Caracas: Venezuelan's opposition said more than 7.1 million people responded to its call to vote in a symbolic rejection of President Nicolas Maduro's plan to rewrite the constitution, a proposal that has raised tensions in a nation suffering through widespread shortages and months of anti-government protests.
A 61-year-old woman was killed and four people wounded by gunfire that erupted after government supporters on motorcycles swarmed an opposition polling site in a church in the traditionally pro-government Catia neighborhood of western Caracas.
Analysts said the vote for the opposition across Venezuela and the country's far-flung diaspora was an impressive show of support.
However, it fell short of the opposition's 7.7 million-vote showing in 2015 legislative elections and the 7.5 million votes that brought Maduro to power in 2013.
Opposition leaders said that was because it was only able to set up 2,000 polling places in a largely symbolic exercise that the government labeled as illegitimate.
Still, some supporters said they were disappointed.
"I thought it was going to be more," said Mariela Arana, a 56-year-old school counselor.
"But these seven million people spoke and it was plenty."
David Smilde, a Tulane University expert on Venezuela, said Sunday's results would likely rally the international community even more strongly against the July 30 vote Maduro has called to elect members of the assembly that will retool Venezuela's 1999 constitution.
The opposition says that vote has been structured to pack the constitutional assembly with government supporters and allow Maduro to eliminate the few remaining checks on his power, creating a Cuba-style system dominated by his socialist party.

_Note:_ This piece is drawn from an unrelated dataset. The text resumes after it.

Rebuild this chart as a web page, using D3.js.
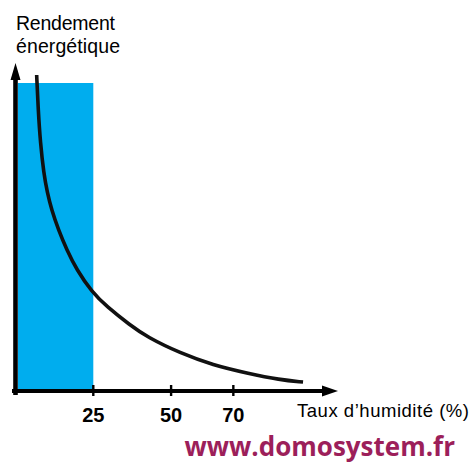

Canada and Mexico were among the countries that issued statements Sunday evening lauding the opposition vote.
"Overall this vote, I think, makes it difficult for the government to just proceed as planned," Smilde said.
"I think it's going to embolden the international community to reject it."
Late on Sunday Foreign Minister Samuel Moncada said on Twitter that he was declaring former Mexican President Vicente Fox persona non grata and banning him from the country for conspiring to promote violence and foreign intervention.
Fox traveled to Venezuela Saturday with a group of Latin American former presidents to show support for the opposition referendum.
Moncada offered no evidence to support his accusations.
The day was marred by violence when pro-government paramilitary groups attacked voters outside the Our Lady of Carmen Church around 3 pm, according to the opposition mayor of the Caracas borough of Sucre, Carlos Ocariz.
The chief prosecutor's office said Xiomara Soledad Scott, a nurse, had been killed and four others wounded in the incident.
Video posted to social media showed massive crowds outside the church, then hundreds of people running in panic outside the church as motorcycle-riding men zoomed past and shots rang out.
Maduro made no mention of the incident in comments on state television shortly after the official close of opposition polls at 4 pm, but he called for an end to violence that he blamed on the opposition.